### Problem to solve:
Reproduce the listing verbatim.
━━━━━━━━━━━━━━━━━━━━
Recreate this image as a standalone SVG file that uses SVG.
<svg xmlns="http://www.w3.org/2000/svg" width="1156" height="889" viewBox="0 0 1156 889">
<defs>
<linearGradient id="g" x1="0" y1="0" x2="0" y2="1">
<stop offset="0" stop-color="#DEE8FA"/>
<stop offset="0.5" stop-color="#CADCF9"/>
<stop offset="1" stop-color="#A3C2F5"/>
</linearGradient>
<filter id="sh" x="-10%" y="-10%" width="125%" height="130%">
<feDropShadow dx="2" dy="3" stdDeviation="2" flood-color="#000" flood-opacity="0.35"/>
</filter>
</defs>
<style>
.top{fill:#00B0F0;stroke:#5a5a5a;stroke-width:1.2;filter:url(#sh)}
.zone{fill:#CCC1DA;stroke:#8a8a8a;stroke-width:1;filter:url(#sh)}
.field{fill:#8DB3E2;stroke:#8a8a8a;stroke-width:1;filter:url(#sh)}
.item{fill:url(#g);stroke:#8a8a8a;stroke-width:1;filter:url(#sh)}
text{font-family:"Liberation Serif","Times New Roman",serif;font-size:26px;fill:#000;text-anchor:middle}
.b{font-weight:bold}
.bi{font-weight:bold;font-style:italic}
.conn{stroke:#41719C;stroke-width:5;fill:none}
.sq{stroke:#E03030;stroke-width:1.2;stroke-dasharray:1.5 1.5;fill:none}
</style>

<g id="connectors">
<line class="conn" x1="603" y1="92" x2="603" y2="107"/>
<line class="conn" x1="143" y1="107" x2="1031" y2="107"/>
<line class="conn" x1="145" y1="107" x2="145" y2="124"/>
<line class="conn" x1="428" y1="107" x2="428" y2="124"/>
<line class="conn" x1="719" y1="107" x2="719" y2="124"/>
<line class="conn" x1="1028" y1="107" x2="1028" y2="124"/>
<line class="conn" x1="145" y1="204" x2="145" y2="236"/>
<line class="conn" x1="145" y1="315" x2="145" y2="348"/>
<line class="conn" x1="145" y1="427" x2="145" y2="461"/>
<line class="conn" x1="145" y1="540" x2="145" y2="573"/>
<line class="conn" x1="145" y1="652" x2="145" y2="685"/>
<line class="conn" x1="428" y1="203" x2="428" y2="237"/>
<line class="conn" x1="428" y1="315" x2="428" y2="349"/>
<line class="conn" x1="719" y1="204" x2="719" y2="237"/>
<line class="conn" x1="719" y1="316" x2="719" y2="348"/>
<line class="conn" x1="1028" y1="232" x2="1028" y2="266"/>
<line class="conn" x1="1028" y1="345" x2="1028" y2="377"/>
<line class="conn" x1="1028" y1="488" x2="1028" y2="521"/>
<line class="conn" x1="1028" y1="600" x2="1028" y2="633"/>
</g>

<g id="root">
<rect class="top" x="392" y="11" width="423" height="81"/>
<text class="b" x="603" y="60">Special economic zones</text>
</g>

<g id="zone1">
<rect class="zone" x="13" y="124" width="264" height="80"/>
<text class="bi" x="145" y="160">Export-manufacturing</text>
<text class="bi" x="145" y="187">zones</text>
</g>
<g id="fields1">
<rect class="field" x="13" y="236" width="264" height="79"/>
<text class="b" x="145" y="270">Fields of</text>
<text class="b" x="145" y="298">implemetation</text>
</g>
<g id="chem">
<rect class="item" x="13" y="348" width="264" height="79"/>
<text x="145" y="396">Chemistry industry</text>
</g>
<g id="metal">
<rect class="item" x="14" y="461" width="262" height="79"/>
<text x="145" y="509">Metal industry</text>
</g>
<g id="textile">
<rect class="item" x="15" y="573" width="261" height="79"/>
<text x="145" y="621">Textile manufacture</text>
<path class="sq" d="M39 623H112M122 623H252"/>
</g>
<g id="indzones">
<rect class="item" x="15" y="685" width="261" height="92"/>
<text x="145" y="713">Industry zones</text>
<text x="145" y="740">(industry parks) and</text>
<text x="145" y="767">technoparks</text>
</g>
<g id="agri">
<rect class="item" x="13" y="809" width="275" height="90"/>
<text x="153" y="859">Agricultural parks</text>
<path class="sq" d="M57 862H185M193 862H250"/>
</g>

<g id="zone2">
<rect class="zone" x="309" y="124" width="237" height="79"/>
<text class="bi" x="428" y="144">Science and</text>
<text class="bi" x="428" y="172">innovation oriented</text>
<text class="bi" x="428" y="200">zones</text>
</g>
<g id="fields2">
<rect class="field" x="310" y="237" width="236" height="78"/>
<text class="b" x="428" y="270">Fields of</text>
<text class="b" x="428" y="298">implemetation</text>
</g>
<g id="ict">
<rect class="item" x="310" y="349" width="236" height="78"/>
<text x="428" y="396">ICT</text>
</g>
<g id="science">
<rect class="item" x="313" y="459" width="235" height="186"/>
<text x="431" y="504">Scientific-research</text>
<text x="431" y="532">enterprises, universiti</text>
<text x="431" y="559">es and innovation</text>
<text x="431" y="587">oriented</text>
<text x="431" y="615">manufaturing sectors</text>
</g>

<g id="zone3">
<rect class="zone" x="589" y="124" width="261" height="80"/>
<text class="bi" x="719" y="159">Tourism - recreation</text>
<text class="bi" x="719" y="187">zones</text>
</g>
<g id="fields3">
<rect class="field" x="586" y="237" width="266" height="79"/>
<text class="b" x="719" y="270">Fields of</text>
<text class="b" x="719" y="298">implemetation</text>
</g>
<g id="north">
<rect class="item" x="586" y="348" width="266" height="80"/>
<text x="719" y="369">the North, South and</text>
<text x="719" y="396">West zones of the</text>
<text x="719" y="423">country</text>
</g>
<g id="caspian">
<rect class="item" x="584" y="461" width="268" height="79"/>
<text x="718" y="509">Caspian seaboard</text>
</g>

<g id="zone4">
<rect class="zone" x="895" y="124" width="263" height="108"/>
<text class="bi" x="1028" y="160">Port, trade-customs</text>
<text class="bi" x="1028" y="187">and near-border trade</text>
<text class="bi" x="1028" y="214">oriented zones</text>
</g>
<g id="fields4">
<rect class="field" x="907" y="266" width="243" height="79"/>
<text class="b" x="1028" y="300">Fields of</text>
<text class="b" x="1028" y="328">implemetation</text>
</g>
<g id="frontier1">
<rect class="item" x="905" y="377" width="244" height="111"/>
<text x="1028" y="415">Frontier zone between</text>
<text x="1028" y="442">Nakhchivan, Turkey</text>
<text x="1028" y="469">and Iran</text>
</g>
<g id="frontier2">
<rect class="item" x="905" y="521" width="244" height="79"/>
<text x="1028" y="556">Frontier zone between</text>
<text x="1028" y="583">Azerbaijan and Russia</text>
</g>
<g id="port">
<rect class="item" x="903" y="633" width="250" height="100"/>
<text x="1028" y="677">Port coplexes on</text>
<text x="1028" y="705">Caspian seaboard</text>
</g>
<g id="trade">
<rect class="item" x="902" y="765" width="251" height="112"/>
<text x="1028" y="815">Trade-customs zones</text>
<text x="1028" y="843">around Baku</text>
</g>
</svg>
━━━━━━━━━━━━━━━━━━━━
### Complete output:
Recreate this image as a standalone SVG file that uses SVG.
<svg xmlns="http://www.w3.org/2000/svg" width="1156" height="889" viewBox="0 0 1156 889">
<defs>
<linearGradient id="g" x1="0" y1="0" x2="0" y2="1">
<stop offset="0" stop-color="#DEE8FA"/>
<stop offset="0.5" stop-color="#CADCF9"/>
<stop offset="1" stop-color="#A3C2F5"/>
</linearGradient>
<filter id="sh" x="-10%" y="-10%" width="125%" height="130%">
<feDropShadow dx="2" dy="3" stdDeviation="2" flood-color="#000" flood-opacity="0.35"/>
</filter>
</defs>
<style>
.top{fill:#00B0F0;stroke:#5a5a5a;stroke-width:1.2;filter:url(#sh)}
.zone{fill:#CCC1DA;stroke:#8a8a8a;stroke-width:1;filter:url(#sh)}
.field{fill:#8DB3E2;stroke:#8a8a8a;stroke-width:1;filter:url(#sh)}
.item{fill:url(#g);stroke:#8a8a8a;stroke-width:1;filter:url(#sh)}
text{font-family:"Liberation Serif","Times New Roman",serif;font-size:26px;fill:#000;text-anchor:middle}
.b{font-weight:bold}
.bi{font-weight:bold;font-style:italic}
.conn{stroke:#41719C;stroke-width:5;fill:none}
.sq{stroke:#E03030;stroke-width:1.2;stroke-dasharray:1.5 1.5;fill:none}
</style>

<g id="connectors">
<line class="conn" x1="603" y1="92" x2="603" y2="107"/>
<line class="conn" x1="143" y1="107" x2="1031" y2="107"/>
<line class="conn" x1="145" y1="107" x2="145" y2="124"/>
<line class="conn" x1="428" y1="107" x2="428" y2="124"/>
<line class="conn" x1="719" y1="107" x2="719" y2="124"/>
<line class="conn" x1="1028" y1="107" x2="1028" y2="124"/>
<line class="conn" x1="145" y1="204" x2="145" y2="236"/>
<line class="conn" x1="145" y1="315" x2="145" y2="348"/>
<line class="conn" x1="145" y1="427" x2="145" y2="461"/>
<line class="conn" x1="145" y1="540" x2="145" y2="573"/>
<line class="conn" x1="145" y1="652" x2="145" y2="685"/>
<line class="conn" x1="428" y1="203" x2="428" y2="237"/>
<line class="conn" x1="428" y1="315" x2="428" y2="349"/>
<line class="conn" x1="719" y1="204" x2="719" y2="237"/>
<line class="conn" x1="719" y1="316" x2="719" y2="348"/>
<line class="conn" x1="1028" y1="232" x2="1028" y2="266"/>
<line class="conn" x1="1028" y1="345" x2="1028" y2="377"/>
<line class="conn" x1="1028" y1="488" x2="1028" y2="521"/>
<line class="conn" x1="1028" y1="600" x2="1028" y2="633"/>
</g>

<g id="root">
<rect class="top" x="392" y="11" width="423" height="81"/>
<text class="b" x="603" y="60">Special economic zones</text>
</g>

<g id="zone1">
<rect class="zone" x="13" y="124" width="264" height="80"/>
<text class="bi" x="145" y="160">Export-manufacturing</text>
<text class="bi" x="145" y="187">zones</text>
</g>
<g id="fields1">
<rect class="field" x="13" y="236" width="264" height="79"/>
<text class="b" x="145" y="270">Fields of</text>
<text class="b" x="145" y="298">implemetation</text>
</g>
<g id="chem">
<rect class="item" x="13" y="348" width="264" height="79"/>
<text x="145" y="396">Chemistry industry</text>
</g>
<g id="metal">
<rect class="item" x="14" y="461" width="262" height="79"/>
<text x="145" y="509">Metal industry</text>
</g>
<g id="textile">
<rect class="item" x="15" y="573" width="261" height="79"/>
<text x="145" y="621">Textile manufacture</text>
<path class="sq" d="M39 623H112M122 623H252"/>
</g>
<g id="indzones">
<rect class="item" x="15" y="685" width="261" height="92"/>
<text x="145" y="713">Industry zones</text>
<text x="145" y="740">(industry parks) and</text>
<text x="145" y="767">technoparks</text>
</g>
<g id="agri">
<rect class="item" x="13" y="809" width="275" height="90"/>
<text x="153" y="859">Agricultural parks</text>
<path class="sq" d="M57 862H185M193 862H250"/>
</g>

<g id="zone2">
<rect class="zone" x="309" y="124" width="237" height="79"/>
<text class="bi" x="428" y="144">Science and</text>
<text class="bi" x="428" y="172">innovation oriented</text>
<text class="bi" x="428" y="200">zones</text>
</g>
<g id="fields2">
<rect class="field" x="310" y="237" width="236" height="78"/>
<text class="b" x="428" y="270">Fields of</text>
<text class="b" x="428" y="298">implemetation</text>
</g>
<g id="ict">
<rect class="item" x="310" y="349" width="236" height="78"/>
<text x="428" y="396">ICT</text>
</g>
<g id="science">
<rect class="item" x="313" y="459" width="235" height="186"/>
<text x="431" y="504">Scientific-research</text>
<text x="431" y="532">enterprises, universiti</text>
<text x="431" y="559">es and innovation</text>
<text x="431" y="587">oriented</text>
<text x="431" y="615">manufaturing sectors</text>
</g>

<g id="zone3">
<rect class="zone" x="589" y="124" width="261" height="80"/>
<text class="bi" x="719" y="159">Tourism - recreation</text>
<text class="bi" x="719" y="187">zones</text>
</g>
<g id="fields3">
<rect class="field" x="586" y="237" width="266" height="79"/>
<text class="b" x="719" y="270">Fields of</text>
<text class="b" x="719" y="298">implemetation</text>
</g>
<g id="north">
<rect class="item" x="586" y="348" width="266" height="80"/>
<text x="719" y="369">the North, South and</text>
<text x="719" y="396">West zones of the</text>
<text x="719" y="423">country</text>
</g>
<g id="caspian">
<rect class="item" x="584" y="461" width="268" height="79"/>
<text x="718" y="509">Caspian seaboard</text>
</g>

<g id="zone4">
<rect class="zone" x="895" y="124" width="263" height="108"/>
<text class="bi" x="1028" y="160">Port, trade-customs</text>
<text class="bi" x="1028" y="187">and near-border trade</text>
<text class="bi" x="1028" y="214">oriented zones</text>
</g>
<g id="fields4">
<rect class="field" x="907" y="266" width="243" height="79"/>
<text class="b" x="1028" y="300">Fields of</text>
<text class="b" x="1028" y="328">implemetation</text>
</g>
<g id="frontier1">
<rect class="item" x="905" y="377" width="244" height="111"/>
<text x="1028" y="415">Frontier zone between</text>
<text x="1028" y="442">Nakhchivan, Turkey</text>
<text x="1028" y="469">and Iran</text>
</g>
<g id="frontier2">
<rect class="item" x="905" y="521" width="244" height="79"/>
<text x="1028" y="556">Frontier zone between</text>
<text x="1028" y="583">Azerbaijan and Russia</text>
</g>
<g id="port">
<rect class="item" x="903" y="633" width="250" height="100"/>
<text x="1028" y="677">Port coplexes on</text>
<text x="1028" y="705">Caspian seaboard</text>
</g>
<g id="trade">
<rect class="item" x="902" y="765" width="251" height="112"/>
<text x="1028" y="815">Trade-customs zones</text>
<text x="1028" y="843">around Baku</text>
</g>
</svg>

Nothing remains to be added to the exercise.